Tuesday, November 27, 2007

important message


I hereby call a meeting of all party members, 4 am Wednesday at the fish counter. There has been an accident, and some duties need to be redistributed in the usual fashion.

This morning, as I was mixing up a new recipe for the newsletter I suddenly was struck by the coldest of chills. Winter, my abdomen was telling me, had at last arrived, and the heat had not yet been turned on. I rushed outside in one stocking and a bare foot, calling to my neighbors to shake out their flags and get ready for a parade, when the small toe on my bare foot caught between two sides of a narrow crack in the streetside masonry. In an instant, I was twisted, turned, and thrown flat on the side of my head.
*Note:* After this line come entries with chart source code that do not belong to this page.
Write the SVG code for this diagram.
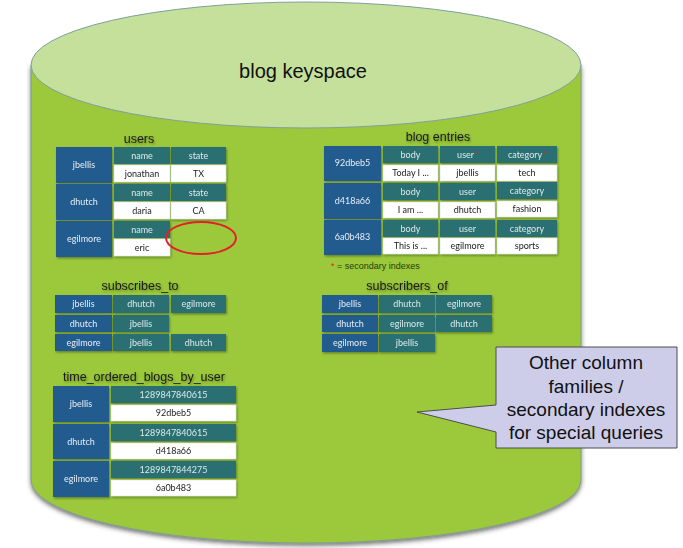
<svg xmlns="http://www.w3.org/2000/svg" width="683" height="548" viewBox="0 0 683 548">
<defs>
<filter id="sh" x="-10%" y="-10%" width="120%" height="130%"><feDropShadow dx="1" dy="1.5" stdDeviation="1" flood-color="#000" flood-opacity="0.35"/></filter>
<filter id="bsh" x="-10%" y="-10%" width="120%" height="130%"><feDropShadow dx="0" dy="2.5" stdDeviation="2" flood-color="#333" flood-opacity="0.65"/></filter>
<style>
.key{fill:#215B8E}
.hdr{fill:#2B7073}
.val{fill:#fff;stroke:#d0d8d8;stroke-width:0.5}
.t{font-family:Lato,"Open Sans","Liberation Sans",sans-serif;font-size:9px;text-anchor:middle}
.kt{fill:#e8eef4}
.ht{fill:#dde9e9}
.vt{fill:#222}
.title{font-family:"Liberation Sans",Arial,sans-serif;font-size:12.5px;fill:#1a1a1a;text-anchor:middle}
</style>
</defs>
<g id="keyspace">
<path d="M31,65 V480 A275,63 0 0 0 581,480 V65 Z" fill="#9BC93B" stroke="#7E9E8E" stroke-width="1" filter="url(#bsh)"/>
<ellipse cx="306" cy="65" rx="275" ry="63" fill="#C5E09A" stroke="#7F9F9F" stroke-width="1"/>
<text x="303" y="78" font-family="'Liberation Sans',Arial,sans-serif" font-size="20" fill="#111" text-anchor="middle">blog keyspace</text>
</g>
<g id="users" filter="url(#sh)">
<text class="title" x="139" y="143">users</text>
<rect class="key" x="56" y="147" width="56" height="36"/>
<rect class="hdr" x="114" y="147" width="56" height="17"/>
<rect class="hdr" x="171" y="147" width="55" height="17"/>
<rect class="val" x="114" y="165" width="56" height="17"/>
<rect class="val" x="171" y="165" width="55" height="17"/>
<rect class="key" x="56" y="184" width="56" height="36"/>
<rect class="hdr" x="114" y="184" width="56" height="17"/>
<rect class="hdr" x="171" y="184" width="55" height="17"/>
<rect class="val" x="114" y="202" width="56" height="17"/>
<rect class="val" x="171" y="202" width="55" height="17"/>
<rect class="key" x="56" y="221" width="56" height="36"/>
<rect class="hdr" x="114" y="221" width="56" height="17"/>
<rect class="val" x="114" y="239" width="56" height="17"/>
<text class="t kt" x="84" y="168">jbellis</text>
<text class="t ht" x="142" y="159">name</text>
<text class="t ht" x="198.5" y="159">state</text>
<text class="t vt" x="142" y="177">jonathan</text>
<text class="t vt" x="198.5" y="177">TX</text>
<text class="t kt" x="84" y="205">dhutch</text>
<text class="t ht" x="142" y="196">name</text>
<text class="t ht" x="198.5" y="196">state</text>
<text class="t vt" x="142" y="214">daria</text>
<text class="t vt" x="198.5" y="214">CA</text>
<text class="t kt" x="84" y="242">egilmore</text>
<text class="t ht" x="142" y="233">name</text>
<text class="t vt" x="142" y="251">eric</text>
</g>
<ellipse id="red-mark" cx="201" cy="238" rx="35" ry="16" fill="none" stroke="#E3202A" stroke-width="2"/>
<g id="blog-entries" filter="url(#sh)">
<text class="title" x="438" y="141">blog entries</text>
<rect class="key" x="324" y="146" width="57" height="35"/>
<rect class="hdr" x="383" y="146" width="55" height="17"/>
<rect class="hdr" x="440" y="146" width="55" height="17"/>
<rect class="hdr" x="497" y="146" width="60" height="17"/>
<rect class="val" x="383" y="165" width="55" height="16"/>
<rect class="val" x="440" y="165" width="55" height="16"/>
<rect class="val" x="497" y="165" width="60" height="16"/>
<rect class="key" x="324" y="183" width="57" height="36"/>
<rect class="hdr" x="383" y="183" width="55" height="17"/>
<rect class="hdr" x="440" y="183" width="55" height="17"/>
<rect class="hdr" x="497" y="182" width="60" height="17"/>
<rect class="val" x="383" y="202" width="55" height="16"/>
<rect class="val" x="440" y="202" width="55" height="16"/>
<rect class="val" x="497" y="201" width="60" height="16"/>
<rect class="key" x="324" y="220" width="57" height="35"/>
<rect class="hdr" x="383" y="220" width="55" height="17"/>
<rect class="hdr" x="440" y="220" width="55" height="17"/>
<rect class="hdr" x="497" y="220" width="60" height="17"/>
<rect class="val" x="383" y="238" width="55" height="16"/>
<rect class="val" x="440" y="238" width="55" height="16"/>
<rect class="val" x="497" y="238" width="60" height="16"/>
<text class="t kt" x="352.5" y="166">92dbeb5</text>
<text class="t ht" x="410.5" y="158">body</text>
<text class="t ht" x="467.5" y="158">user<tspan fill="#E3202A">*</tspan></text>
<text class="t ht" x="527" y="158">category<tspan fill="#E3202A">*</tspan></text>
<text class="t vt" x="410.5" y="176">Today I ...</text>
<text class="t vt" x="467.5" y="176">jbellis</text>
<text class="t vt" x="527" y="176">tech</text>
<text class="t kt" x="352.5" y="204">d418a66</text>
<text class="t ht" x="410.5" y="195">body</text>
<text class="t ht" x="467.5" y="195">user</text>
<text class="t ht" x="527" y="194">category</text>
<text class="t vt" x="410.5" y="213">I am ...</text>
<text class="t vt" x="467.5" y="213">dhutch</text>
<text class="t vt" x="527" y="212">fashion</text>
<text class="t kt" x="352.5" y="240">6a0b483</text>
<text class="t ht" x="410.5" y="232">body</text>
<text class="t ht" x="467.5" y="232">user</text>
<text class="t ht" x="527" y="232">category</text>
<text class="t vt" x="410.5" y="249">This is ...</text>
<text class="t vt" x="467.5" y="249">egilmore</text>
<text class="t vt" x="527" y="249">sports</text>
</g>
<text id="note" x="331" y="269" font-family="'Liberation Sans',Arial,sans-serif" font-size="9" fill="#2a3a10"><tspan fill="#E3202A">*</tspan> = secondary indexes</text>
<g id="subscribes-to" filter="url(#sh)">
<text class="title" x="140" y="290">subscribes_to</text>
<rect class="key" x="55" y="295" width="57" height="18"/>
<rect class="hdr" x="113" y="295" width="56" height="18"/>
<rect class="hdr" x="171" y="295" width="55" height="18"/>
<rect class="key" x="55" y="315" width="57" height="17"/>
<rect class="hdr" x="113" y="315" width="56" height="17"/>
<rect class="key" x="55" y="334" width="57" height="17"/>
<rect class="hdr" x="113" y="334" width="56" height="17"/>
<rect class="hdr" x="171" y="334" width="55" height="17"/>
<text class="t kt" x="83.5" y="307">jbellis</text>
<text class="t ht" x="141" y="307">dhutch</text>
<text class="t ht" x="198.5" y="307">egilmore</text>
<text class="t kt" x="83.5" y="326.5">dhutch</text>
<text class="t ht" x="141" y="326.5">jbellis</text>
<text class="t kt" x="83.5" y="345.5">egilmore</text>
<text class="t ht" x="141" y="345.5">jbellis</text>
<text class="t ht" x="198.5" y="345.5">dhutch</text>
</g>
<g id="subscribers-of" filter="url(#sh)">
<text class="title" x="407" y="290">subscribers_of</text>
<rect class="key" x="322" y="295" width="56" height="18"/>
<rect class="hdr" x="379" y="295" width="56" height="18"/>
<rect class="hdr" x="436" y="295" width="56" height="18"/>
<rect class="key" x="322" y="315" width="56" height="17"/>
<rect class="hdr" x="379" y="315" width="56" height="17"/>
<rect class="hdr" x="436" y="315" width="56" height="17"/>
<rect class="key" x="322" y="334" width="56" height="18"/>
<rect class="hdr" x="379" y="334" width="56" height="18"/>
<text class="t kt" x="350" y="307">jbellis</text>
<text class="t ht" x="407" y="307">dhutch</text>
<text class="t ht" x="464" y="307">egilmore</text>
<text class="t kt" x="350" y="326.5">dhutch</text>
<text class="t ht" x="407" y="326.5">egilmore</text>
<text class="t ht" x="464" y="326.5">dhutch</text>
<text class="t kt" x="350" y="346">egilmore</text>
<text class="t ht" x="407" y="346">jbellis</text>
</g>
<g id="time-ordered-blogs-by-user" filter="url(#sh)">
<text class="title" x="144" y="381">time_ordered_blogs_by_user</text>
<rect class="key" x="53" y="386" width="56" height="36"/>
<rect class="hdr" x="111" y="386" width="125" height="17"/>
<rect class="val" x="111" y="405" width="125" height="16"/>
<rect class="key" x="53" y="424" width="56" height="35"/>
<rect class="hdr" x="111" y="424" width="125" height="17"/>
<rect class="val" x="111" y="443" width="125" height="16"/>
<rect class="key" x="53" y="461" width="56" height="36"/>
<rect class="hdr" x="111" y="461" width="125" height="17"/>
<rect class="val" x="111" y="480" width="125" height="16"/>
<text class="t kt" x="81" y="407">jbellis</text>
<text class="t ht" x="173.5" y="398">1289847840615</text>
<text class="t vt" x="173.5" y="416">92dbeb5</text>
<text class="t kt" x="81" y="444.5">dhutch</text>
<text class="t ht" x="173.5" y="436">1289847840615</text>
<text class="t vt" x="173.5" y="454">d418a66</text>
<text class="t kt" x="81" y="482">egilmore</text>
<text class="t ht" x="173.5" y="473">1289847844275</text>
<text class="t vt" x="173.5" y="491">6a0b483</text>
</g>
<g id="callout">
<path d="M496,347 H677 V448 H496 V432 L417,412 L496,405 Z" fill="#CDCDE9" stroke="#4d4d4d" stroke-width="1"/>
<g font-family="'Liberation Sans',Arial,sans-serif" font-size="19" fill="#111" text-anchor="middle">
<text x="586" y="369">Other column</text>
<text x="586" y="393">families /</text>
<text x="586" y="416">secondary indexes</text>
<text x="586" y="439">for special queries</text>
</g>
</g>
</svg>
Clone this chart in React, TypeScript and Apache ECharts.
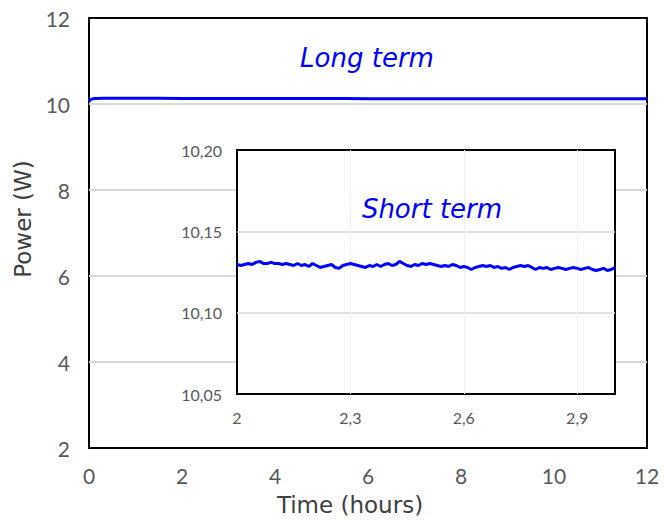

So, a fire will need to be built, and an effigy burnt, and posters printed, all without my direct supervision. I will be there for the meeting but you will see for yourselves the degree to which the pain of my injuries has very nearly incapacitated me. As general secretary, it falls to me to appoint a standing supervisory secretary, as per party guidelines, and you all know what that means. I am sorry, but everyone is to bring a cat and a coffee tin to the meeting.

Also, when the next garbage cycle comes around, someone needs to remember to post blanket men at the dropoff on the corner of 5th and Main, seeing as how otherwise someone is going to get hit with something heavy, since that's usually where heavy appliances and old lab equipment get tossed out. If I could send a message up the spire, I would, and I hope that my previous message to this effect has been distributed by leaflet as I instructed in the last post. For whatever reason, the spirecrats are backlogged beyond their normal late-autumn backlog, and we have no choice but to wait until our complaints can be considered by the central committee.

Now, as for the winter parade, I only ask that if you feel a need to call on your neighbors to dust off their flags and put on their shiniest boots, you do so with shoes on and during a reasonable hour when someone might be expected to come to your aid should your understandable fervor and excitement bring you to some unfortunate accident.

Onward, fellow revolutionaries!


  1. Though incapacitated, you remain even still an figure of considerable gender. Malaise forever! *Pumps left fist*

  2. I don't understand... don't understand...

  3. Our blogs have become ghost towns. The townsfolk have boarded up the windows and settled down to the important matters of their families, perhaps to meet again in summers to come. Strangers riding through notice the billboards, worn and weathered, and move on in search of their glory days. Surely they have not passed! Surely bright and exciting days loom ahead!

    Or maybe that is the false hope the aging cling to as the sun sets? Content in their discontent. Revolutionize out of boredom.